Eric Ries, author of Lean Start-up, advises companies to exist in a state of assessment. Assess what’s working and then pivot. Instead of doggedly sticking to the original idea, entrepreneurs must assess what the market wants and make adjustments accordingly. Release a minimum viable product and see what people have to say. Perfecting a product or service comes after an extraordinary amount of feedback has been collected. If entrepreneurs wait until they’ve perfected their product before releasing it they’ll be waiting forever.

Research has shown that one of the biggest factors in predicting success in individuals is grit – a stick-to-it attitude that keeps us working away long before a payoff. When companies pivot they’re not giving up on the company, they’re responding to the conditions outside their control – the market. It’s the same with your life.

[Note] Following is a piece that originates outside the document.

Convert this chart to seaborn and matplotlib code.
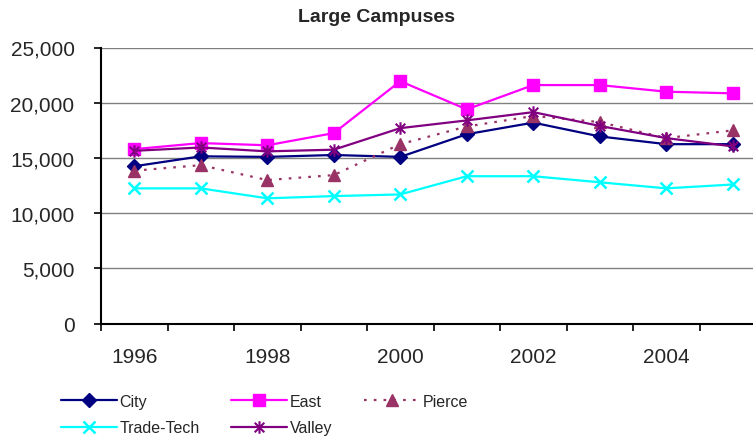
import pandas as pd
import matplotlib
matplotlib.use("Agg")
import matplotlib.pyplot as plt
from matplotlib.path import Path
import seaborn as sns

# datos
years = [1996, 1997, 1998, 1999, 2000, 2001, 2002, 2003, 2004, 2005]
city = [14250, 15150, 15100, 15270, 15100, 17150, 18200, 16950, 16250, 16250]
east = [15800, 16350, 16150, 17250, 21950, 19400, 21600, 21600, 21000, 20850]
pierce = [13850, 14350, 13000, 13450, 16250, 17850, 18800, 18250, 16800, 17500]
trade_tech = [12250, 12250, 11350, 11550, 11700, 13350, 13350, 12800, 12250, 12600]
valley = [15650, 15950, 15600, 15750, 17700, 18400, 19150, 17900, 16800, 16050]
year_labels = ["1996", "1998", "2000", "2002", "2004"]
y_ticks = [0, 5000, 10000, 15000, 20000, 25000]
y_labels = ["0", "5,000", "10,000", "15,000", "20,000", "25,000"]

series = {"City": city, "East": east, "Pierce": pierce,
          "Trade-Tech": trade_tech, "Valley": valley}
rows = []
for name, vals in series.items():
    for i, v in enumerate(vals):
        rows.append({"campus": name, "pos": i, "year": years[i], "students": v})
df = pd.DataFrame(rows)

sns.set_style("white")
plt.rcParams["font.family"] = ["Liberation Sans", "DejaVu Sans"]

# asterisco tipo Excel: una X con una linea vertical
asterisk = Path([(-1, -1), (1, 1), (-1, 1), (1, -1), (0, -1.3), (0, 1.3)],
                [Path.MOVETO, Path.LINETO] * 3)

estilos = {
    "City": dict(color="#000080", marker="D", ms=7, linestyle="-"),
    "East": dict(color="#FF00FF", marker="s", ms=8, linestyle="-"),
    "Pierce": dict(color="#993366", marker="^", ms=9, linestyle=(0, (1.2, 3.2))),
    "Trade-Tech": dict(color="#00FFFF", marker="x", ms=9, linestyle="-", mew=1.8),
    "Valley": dict(color="#800080", marker=asterisk, ms=9, linestyle="-", mew=1.5),
}

fig = plt.figure(figsize=(7.53, 4.39), dpi=100)
ax = fig.add_axes([101 / 753, 1 - 324.7 / 439, 665 / 753, 276.2 / 439])

for name in series:
    st = estilos[name]
    sns.lineplot(data=df[df.campus == name], x="pos", y="students", ax=ax,
                 label=name, color=st["color"], marker=st["marker"],
                 markersize=st["ms"], linestyle=st["linestyle"], linewidth=1.6,
                 markeredgecolor=st["color"], markeredgewidth=st.get("mew", 1),
                 clip_on=False)

ax.set_xlim(-0.5, 9.5)
ax.set_ylim(0, 25000)
ax.set_yticks(y_ticks)
ax.set_yticklabels(y_labels, fontsize=15)
ax.set_xticks([i - 0.5 for i in range(11)])
ax.set_xticklabels([])
ax.set_xticks([0, 2, 4, 6, 8], minor=True)
ax.set_xticklabels(year_labels, minor=True, fontsize=15)
ax.tick_params(axis="x", which="major", bottom=True, direction="out", length=5,
               width=1.2, color="black")
ax.tick_params(axis="x", which="minor", bottom=True, length=0, pad=17)
ax.tick_params(axis="y", left=True, direction="out", length=5, width=1.2,
               color="black", pad=14)
ax.yaxis.grid(True, color="#808080", linewidth=1)
ax.xaxis.grid(False)
ax.set_axisbelow(True)
ax.set_xlabel("")
ax.set_ylabel("")
for s in ["top", "right"]:
    ax.spines[s].set_visible(False)
for s in ["left", "bottom"]:
    ax.spines[s].set_color("black")
    ax.spines[s].set_linewidth(1.5)

fig.text(377 / 753, 1 - 18 / 439, "Large Campuses", ha="center", va="center",
         fontsize=14, fontweight="bold")

# la leyenda se llena por columnas, asi que se reordena
handles, labels = ax.get_legend_handles_labels()
orden = ["City", "Trade-Tech", "East", "Valley", "Pierce"]
h2 = [handles[labels.index(n)] for n in orden]
ax.legend(h2, orden, ncol=3, loc="upper left", bbox_to_anchor=(61 / 753, 1 - 395 / 439),
          bbox_transform=fig.transFigure, frameon=False, fontsize=11.5,
          handlelength=3.5, handletextpad=0.15, columnspacing=2.0, labelspacing=0.72,
          borderpad=0, borderaxespad=0)

fig.savefig("out.png", dpi=100)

“You could be a nurse or a teacher,” my mother says about college bound women of her generation. Sure there were exceptions, but the list of possible careers was extraordinarily limited compared to the options both men and women have today. With so many choices is it reasonable to expect we’d know what we wanted to do on our first try? Pivoting and trying something new is not giving up, it’s a demonstration to commitment – the commitment to find your right career fit.

Be honest about where you’re at when talking to others. “The thing I found I enjoyed most about sales was getting customer feedback. I’d like to combine that experience with my interest in big data and transition to marketing.” Frame your journey for what it is – your trajectory to your ideal career fit – and don’t be afraid of putting yourself out in the world before you’ve figured out exactly where you want to go.